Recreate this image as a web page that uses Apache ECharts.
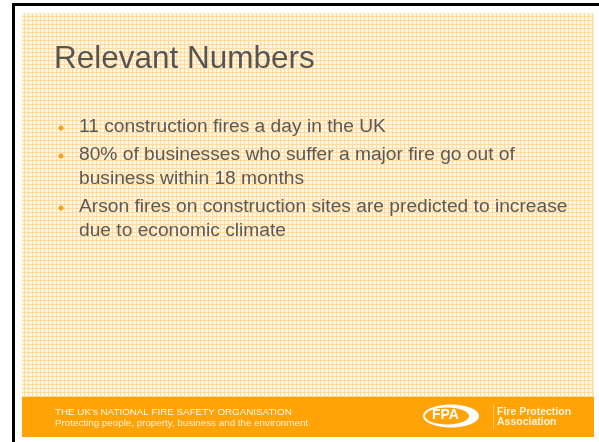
<!DOCTYPE html>
<html>
<head>
<meta charset="utf-8">
<script src="https://cdn.jsdelivr.net/npm/echarts@6/dist/echarts.min.js"></script>
<style>
  html, body { margin: 0; padding: 0; background: #fff; }
  #main { width: 599px; height: 442px; }
</style>
</head>
<body>
<div id="main"></div>
<script>
// slide content
var titleText = 'Relevant Numbers';
var bullets = [
  ['11 construction fires a day in the UK'],
  ['80% of businesses who suffer a major fire go out of', 'business within 18 months'],
  ['Arson fires on construction sites are predicted to increase', 'due to economic climate']
];
var footerLines = ['THE UK\u2019s NATIONAL FIRE SAFETY ORGANISATION',
  'Protecting people, property, business and the environment'];
var logoText = 'FPA';
var logoName = ['Fire Protection', 'Association'];

var orange = '#ffa306';
var textColor = '#595959';

// little grid pattern like the slide background
function makePattern() {
  var c = document.createElement('canvas');
  c.width = 4; c.height = 4;
  var ctx = c.getContext('2d');
  ctx.fillStyle = '#fff4e0';
  ctx.fillRect(0, 0, 4, 4);
  ctx.fillStyle = '#ffdb9c';
  ctx.fillRect(0, 0, 4, 1);
  ctx.fillRect(0, 0, 1, 4);
  ctx.fillStyle = '#ffffff';
  ctx.fillRect(2, 2, 1, 1);
  return c;
}

var myChart = echarts.init(document.getElementById('main'));

var elements = [];
// frame
elements.push({ type: 'rect', shape: { x: 12, y: 3, width: 587, height: 3 }, style: { fill: '#000' } });
elements.push({ type: 'rect', shape: { x: 12, y: 3, width: 3, height: 439 }, style: { fill: '#000' } });
// slide background
elements.push({ type: 'rect', shape: { x: 22, y: 13, width: 572, height: 385 },
  style: { fill: { image: makePattern(), repeat: 'repeat' } } });
// footer band
elements.push({ type: 'rect', shape: { x: 22, y: 397, width: 572, height: 40 }, style: { fill: orange } });

// title
elements.push({ type: 'text', left: 54, top: 43,
  style: { text: titleText, fill: '#555555', font: '31.5px "Liberation Sans", Arial, sans-serif' } });

// bullets
var y = 117;
for (var i = 0; i < bullets.length; i++) {
  elements.push({ type: 'circle', shape: { cx: 61, cy: y + 11, r: 2.5 }, style: { fill: '#f7a21b' } });
  for (var j = 0; j < bullets[i].length; j++) {
    elements.push({ type: 'text', left: 79, top: y,
      style: { text: bullets[i][j], fill: textColor, font: '19.2px "Liberation Sans", Arial, sans-serif' } });
    y += 24;
  }
  y += 4;
}

// footer text
for (var k = 0; k < footerLines.length; k++) {
  elements.push({ type: 'text', left: 55, top: 407 + k * 11,
    style: { text: footerLines[k], fill: k == 0 ? '#fff8ea' : '#fff0d2', font: '9.8px "Liberation Sans", Arial, sans-serif' } });
}

// logo
elements.push({ type: 'ellipse', shape: { cx: 451, cy: 416, rx: 28, ry: 11.5 }, style: { fill: '#fff' } });
elements.push({ type: 'ellipse', shape: { cx: 447, cy: 416, rx: 22, ry: 8.5 }, style: { fill: orange } });
elements.push({ type: 'text', left: 432, top: 408,
  style: { text: logoText, fill: '#fff', font: 'bold 14px "Liberation Sans", Arial, sans-serif' } });
elements.push({ type: 'rect', shape: { x: 493, y: 404, width: 1, height: 26 }, style: { fill: '#ffc862' } });
for (var m = 0; m < logoName.length; m++) {
  elements.push({ type: 'text', left: 497, top: 407 + m * 10,
    style: { text: logoName[m], fill: '#fff3dc', font: 'bold 10.5px "Liberation Sans", Arial, sans-serif' } });
}

var option = {
  backgroundColor: '#fff',
  animation: false,
  graphic: { elements: elements }
};
myChart.setOption(option);
</script>
</body>
</html>
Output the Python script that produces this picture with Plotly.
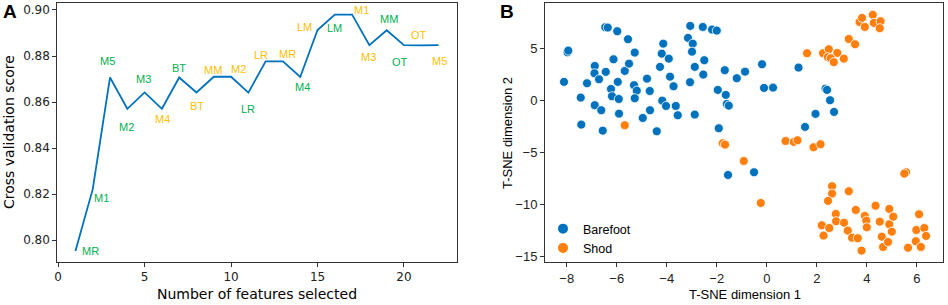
import plotly.graph_objects as go

# ---------------- Panel A data ----------------
n_features = list(range(1, 23))
cv_score = [0.7953, 0.8222, 0.8707, 0.8571, 0.8642, 0.8571, 0.8707, 0.8642, 0.8710, 0.8710,
            0.8641, 0.8777, 0.8777, 0.8709, 0.8913, 0.8980, 0.8980, 0.8847, 0.8912, 0.8847,
            0.8846, 0.8847]
feature_labels = ["MR", "M1", "M5", "M2", "M3", "M4", "BT", "BT", "MM", "M2", "LR",
                  "LR", "MR", "M4", "LM", "LM", "M1", "M3", "MM", "OT", "OT", "M5"]
label_group = ["g", "g", "g", "g", "g", "y", "g", "y", "y", "y", "g",
               "y", "y", "g", "y", "g", "y", "y", "g", "g", "y", "y"]

# ---------------- Panel B data ----------------
barefoot_x = [-8.11, -7.97, -7.94, -7.44, -7.42, -7.19, -6.88, -6.89, -6.88, -6.71, -6.62, -6.56,
              -6.44, -6.46, -6.36, -6.13, -6.23, -6.19, -5.98, -5.96, -5.92, -5.91, -5.68, -5.55,
              -5.51, -5.31, -5.20, -5.28, -5.28, -4.96, -4.79, -4.68, -4.67, -4.40, -4.27, -4.20,
              -4.14, -4.18, -4.03, -3.92, -3.87, -3.73, -3.64, -3.56, -3.15, -3.06, -2.96, -2.99,
              -2.88, -3.07, -2.88, -2.50, -2.54, -2.56, -2.19, -2.00, -1.96, -1.92, -1.68, -1.20,
              -0.87, -0.19, -1.64, -1.60, -1.52, -0.11, 0.25, 1.27, 2.35, 2.41, 2.53, 1.95,
              2.69, 1.53, -1.55, -0.51]
barefoot_y = [1.76, 4.60, 4.76, 0.25, -2.34, 1.63, 3.29, 2.59, -0.48, 2.01, -0.96, -2.92,
              2.72, 7.00, 6.97, 3.93, 1.08, 0.38, 6.62, 1.76, 0.12, -1.29, 2.81, 5.85,
              3.51, 1.44, 0.92, 4.57, 0.19, -1.70, 2.07, 0.89, -0.96, -2.98, 3.20, 4.47,
              5.43, -0.04, -0.55, 3.99, 2.26, 1.34, -0.55, -1.44, 5.98, 7.13, 5.43, 4.66,
              3.20, 1.73, -1.38, 3.84, 2.46, 7.03, 6.78, 6.68, 0.99, -2.69, 2.88, 2.11,
              2.74, 3.45, 0.51, -0.36, -0.52, 1.18, 1.21, 3.13, 1.11, 0.99, 0.00, -1.31,
              -1.12, -2.56, -7.17, -6.91]
shod_x = [-5.68, 1.61, 2.25, 2.48, 2.82, 2.44, 2.56, 2.68, 3.08, 3.28, 3.53, 3.71, 3.81, 3.92,
          4.24, 4.28, 4.55, 4.52, -1.76, -1.67, 0.75, 1.08, 1.23, 1.87, 2.15, -0.92, -0.24,
          5.57, 5.50, 2.61, 2.61, 2.45, 3.28, 2.20, 2.27, 2.50, 2.76, 2.77, 3.09, 3.24, 3.41,
          3.64, 3.56, 3.79, 3.92, 3.98, 4.00, 4.35, 4.52, 4.60, 4.65, 4.85, 4.90, 4.90, 5.00,
          5.06, 5.65, 6.09, 5.98, 6.30, 6.37, 5.96, 6.16]
shod_y = [-2.40, 4.51, 4.51, 4.89, 4.54, 4.13, 4.03, 3.65, 3.99, 5.88, 5.37, 7.51, 7.90, 7.03,
          8.19, 7.42, 7.58, 6.91, -4.13, -4.26, -3.91, -4.00, -3.84, -4.51, -4.22, -5.83, -9.86,
          -6.91, -7.04, -8.25, -8.96, -9.66, -8.73, -12.00, -12.99, -12.26, -10.91, -11.61, -11.75,
          -12.51, -13.19, -13.24, -10.53, -14.43, -11.10, -11.55, -12.19, -10.12, -11.65, -13.09,
          -14.08, -13.60, -10.43, -11.90, -12.61, -11.17, -14.15, -10.94, -12.45, -12.26, -13.02,
          -13.53, -14.08]

# ---------------- styles ----------------
W, H = 948, 305
BLUE = "#0072BD"
ORANGE = "#FF7F0E"
GREEN = "#00B050"
YELLOW = "#FFC000"
AX = "#333333"
DEJAVU = "DejaVu Sans"
ARIAL = "Liberation Sans, Arial"

# pixel offsets of each label relative to its point (dx right, dy down)
label_dx = [15, 9, -3, -1, -1, 1, 0, 1, -1, 7, 0, -5, 5, 2, -13, 0, 9, -1, 2, -4, -2, 1]
label_dy = [0, 9, -16, 18, -13, 10, -9, 14, -7, -8, 16, -6, -7, 10, -3, 13, -5, 12, -11, 17, -10, 16]

def px_x(p):
    return p / W

def px_y(p):
    return 1 - p / H

fig = go.Figure()

fig.add_trace(go.Scatter(x=n_features, y=cv_score, mode="lines",
                         line=dict(color=BLUE, width=1.8), showlegend=False,
                         xaxis="x", yaxis="y"))

fig.add_trace(go.Scatter(x=barefoot_x, y=barefoot_y, mode="markers", name="Barefoot",
                         marker=dict(color=BLUE, size=9, line=dict(color="white", width=0.8)),
                         xaxis="x2", yaxis="y2"))
fig.add_trace(go.Scatter(x=shod_x, y=shod_y, mode="markers", name="Shod",
                         marker=dict(color=ORANGE, size=9, line=dict(color="white", width=0.8)),
                         xaxis="x2", yaxis="y2"))

annotations = []
for xv, yv, lab, grp, dx, dy in zip(n_features, cv_score, feature_labels, label_group, label_dx, label_dy):
    annotations.append(dict(x=xv, y=yv, xref="x", yref="y", text=lab, showarrow=False,
                            xanchor="center", yanchor="middle", xshift=dx, yshift=-dy,
                            font=dict(family=ARIAL, size=11, color=GREEN if grp == "g" else YELLOW)))

def paper_text(xp, yp, text, family, size, angle=0):
    return dict(x=px_x(xp), y=px_y(yp), xref="paper", yref="paper", text=text,
                showarrow=False, xanchor="center", yanchor="middle", textangle=angle,
                font=dict(family=family, size=size, color="black"))

# panel letters
annotations.append(paper_text(10, 12, "<b>A</b>", ARIAL, 19))
annotations.append(paper_text(507, 12, "<b>B</b>", ARIAL, 19))
# axis titles
annotations.append(paper_text(257, 294, "Number of features selected", DEJAVU, 14))
annotations.append(paper_text(9, 132, "Cross validation score", DEJAVU, 14, -90))
annotations.append(paper_text(745, 294, "T-SNE dimension 1", ARIAL, 13))
annotations.append(paper_text(507, 133, "T-SNE dimension 2", ARIAL, 13, -90))

axis_common = dict(showgrid=False, zeroline=False, showline=True, linecolor=AX, linewidth=1,
                   mirror=True, ticks="outside", ticklen=4, tickcolor=AX, tickwidth=1,
                   automargin=False)

fig.update_layout(
    template="none",
    width=W, height=H, autosize=False,
    margin=dict(l=0, r=0, t=0, b=0, pad=0),
    paper_bgcolor="white", plot_bgcolor="white",
    annotations=annotations,
    xaxis=dict(domain=[px_x(57.3), px_x(456.7)], range=[-0.05, 23.05], tickvals=[0, 5, 10, 15, 20],
               anchor="y", tickfont=dict(family=DEJAVU, size=12, color="#222"), **axis_common),
    yaxis=dict(domain=[px_y(261.7), px_y(3.3)], range=[0.7907, 0.9029],
               tickvals=[0.80, 0.82, 0.84, 0.86, 0.88, 0.90], tickformat=".2f",
               anchor="x", tickfont=dict(family=DEJAVU, size=12, color="#222"), **axis_common),
    xaxis2=dict(domain=[px_x(545), px_x(943.3)], range=[-8.87, 7.06], tickvals=[-8, -6, -4, -2, 0, 2, 4, 6],
                anchor="y2", tickfont=dict(family=ARIAL, size=13, color="#222"), **axis_common),
    yaxis2=dict(domain=[px_y(262.3), px_y(3.3)], range=[-15.55, 9.3], tickvals=[-15, -10, -5, 0, 5],
                anchor="x2", tickfont=dict(family=ARIAL, size=13, color="#222"), **axis_common),
    legend=dict(x=px_x(543), y=px_y(214), xanchor="left", yanchor="top",
                bgcolor="rgba(255,255,255,0)", borderwidth=0,
                font=dict(family=ARIAL, size=12.5, color="black"), tracegroupgap=0,
                itemsizing="constant"),
    showlegend=True,
)

fig.write_html("out.html", config={"displayModeBar": False},
               post_script="document.body.style.margin='0';document.body.style.padding='0';")
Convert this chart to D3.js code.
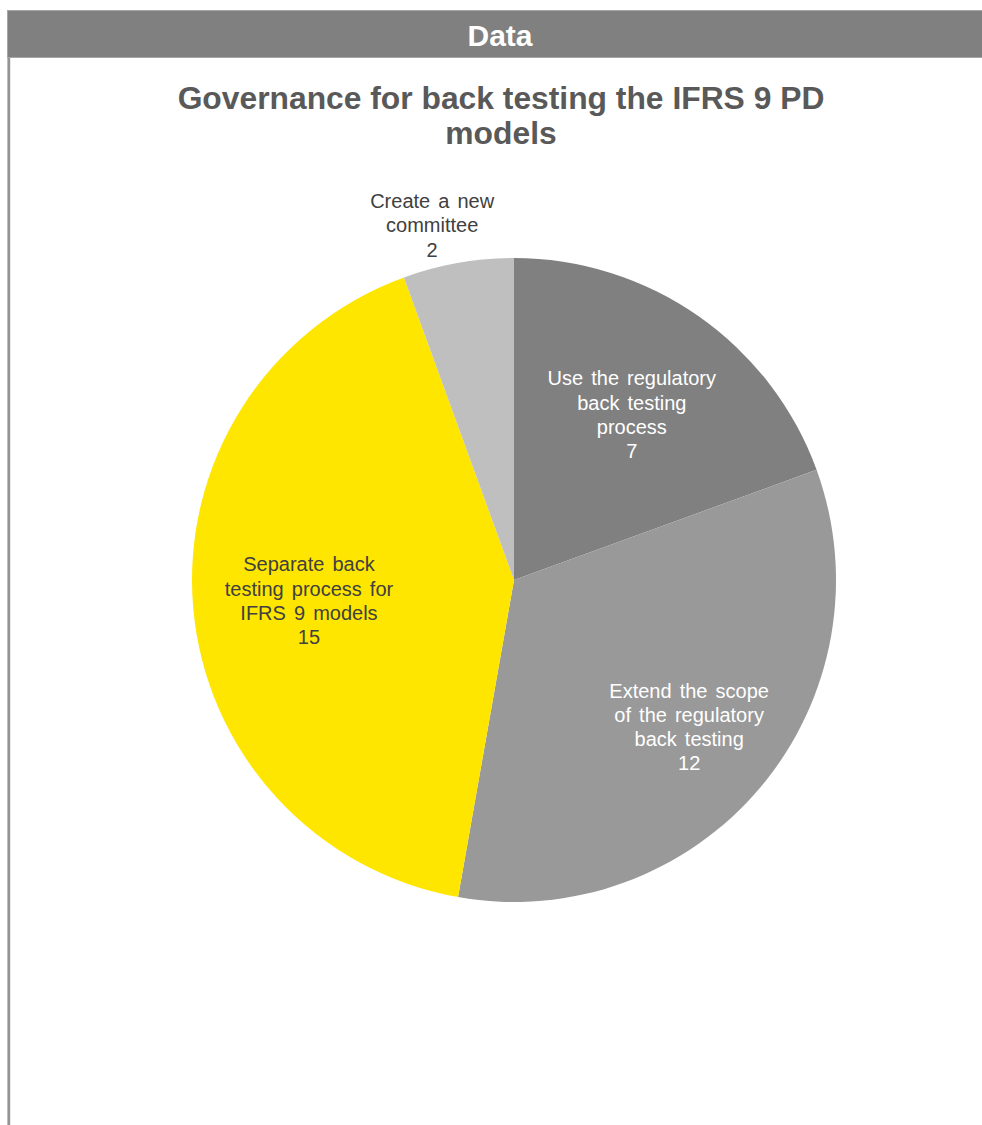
<!DOCTYPE html>
<html>
<head>
<meta charset="utf-8">
<script src="https://cdn.jsdelivr.net/npm/d3@7"></script>
<style>
  html, body { margin: 0; padding: 0; background: #ffffff; }
  svg { display: block; font-family: "Liberation Sans", Arial, sans-serif; }
</style>
</head>
<body>
<svg id="chart" width="982" height="1125"></svg>
<script>
// Survey responses: governance approach for back testing IFRS 9 PD models
const categories = [
  "Use the regulatory back testing process",
  "Extend the scope of the regulatory back testing",
  "Separate back testing process for IFRS 9 models",
  "Create a new committee"
];
const counts = [7, 12, 15, 2];
// Line breaks used when the category names are drawn
const labelLines = [
  ["Use the regulatory", "back testing", "process"],
  ["Extend the scope", "of the regulatory", "back testing"],
  ["Separate back", "testing process for", "IFRS 9 models"],
  ["Create a new", "committee"]
];
const sliceColors = ["#808080", "#999999", "#FFE600", "#BFBFBF"];
const labelColors = ["#ffffff", "#ffffff", "#404040", "#404040"];
// Label placement: radius as a fraction of the pie radius, plus an angular nudge (degrees)
const labelRadius = [0.63, 0.71, 0.64, 1.13];
const labelNudge = [0.5, 0, -0.8, -3];

const headerText = "Data";
const titleLines = ["Governance for back testing the IFRS 9 PD", "models"];

const svg = d3.select("#chart");
const W = 982;

// Panel frame: header band and left rule
svg.append("rect")
  .attr("x", 7.5).attr("y", 10.5)
  .attr("width", W).attr("height", 47)
  .attr("fill", "#808080")
  .attr("stroke", "#a6a6a6").attr("stroke-width", 1);
svg.append("line")
  .attr("x1", 8.8).attr("x2", 8.8)
  .attr("y1", 58).attr("y2", 1125)
  .attr("stroke", "#949494").attr("stroke-width", 2.8);
svg.append("text")
  .attr("x", 500).attr("y", 46)
  .attr("text-anchor", "middle")
  .attr("font-size", 30).attr("font-weight", "bold")
  .attr("fill", "#ffffff")
  .text(headerText);

// Chart title
svg.append("g").selectAll("text")
  .data(titleLines)
  .join("text")
  .attr("x", 501)
  .attr("y", (d, i) => 109 + i * 35)
  .attr("text-anchor", "middle")
  .attr("font-size", 31.8).attr("font-weight", "bold")
  .attr("fill", "#595959")
  .text(d => d);

// Pie
const cx = 514, cy = 580, R = 322;
const pie = d3.pie().sort(null).value(d => d.value);
const rows = categories.map((c, i) => ({ name: c, value: counts[i], i }));
const arcs = pie(rows);
const arc = d3.arc().innerRadius(0).outerRadius(R);

const g = svg.append("g").attr("transform", `translate(${cx},${cy})`);
g.selectAll("path")
  .data(arcs)
  .join("path")
  .attr("d", arc)
  .attr("fill", d => sliceColors[d.data.i]);

// Data labels: category name lines followed by the count
const lineH = 24.3;
const labels = g.selectAll("g.lbl")
  .data(arcs)
  .join("g")
  .attr("class", "lbl")
  .attr("transform", d => {
    const a = (d.startAngle + d.endAngle) / 2 + labelNudge[d.data.i] * Math.PI / 180;
    const r = R * labelRadius[d.data.i];
    return `translate(${r * Math.sin(a)},${-r * Math.cos(a)})`;
  });

labels.each(function(d) {
  const lines = labelLines[d.data.i].concat([String(d.data.value)]);
  const n = lines.length;
  d3.select(this).selectAll("text")
    .data(lines)
    .join("text")
    .attr("x", 0)
    .attr("y", (t, k) => (k - (n - 1) / 2) * lineH)
    .attr("dy", "0.35em")
    .attr("text-anchor", "middle")
    .attr("font-size", 20)
    .attr("word-spacing", 2.5)
    .attr("fill", labelColors[d.data.i])
    .text(t => t);
});
</script>
</body>
</html>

> [STATED GOAL] Track down every line with the word "image" and copy it.

> [SOLVED PROBLEM]
Recreate this image as a web page that uses Apache ECharts.
  style: { fill: { image: makePattern(), repeat: 'repeat' } } });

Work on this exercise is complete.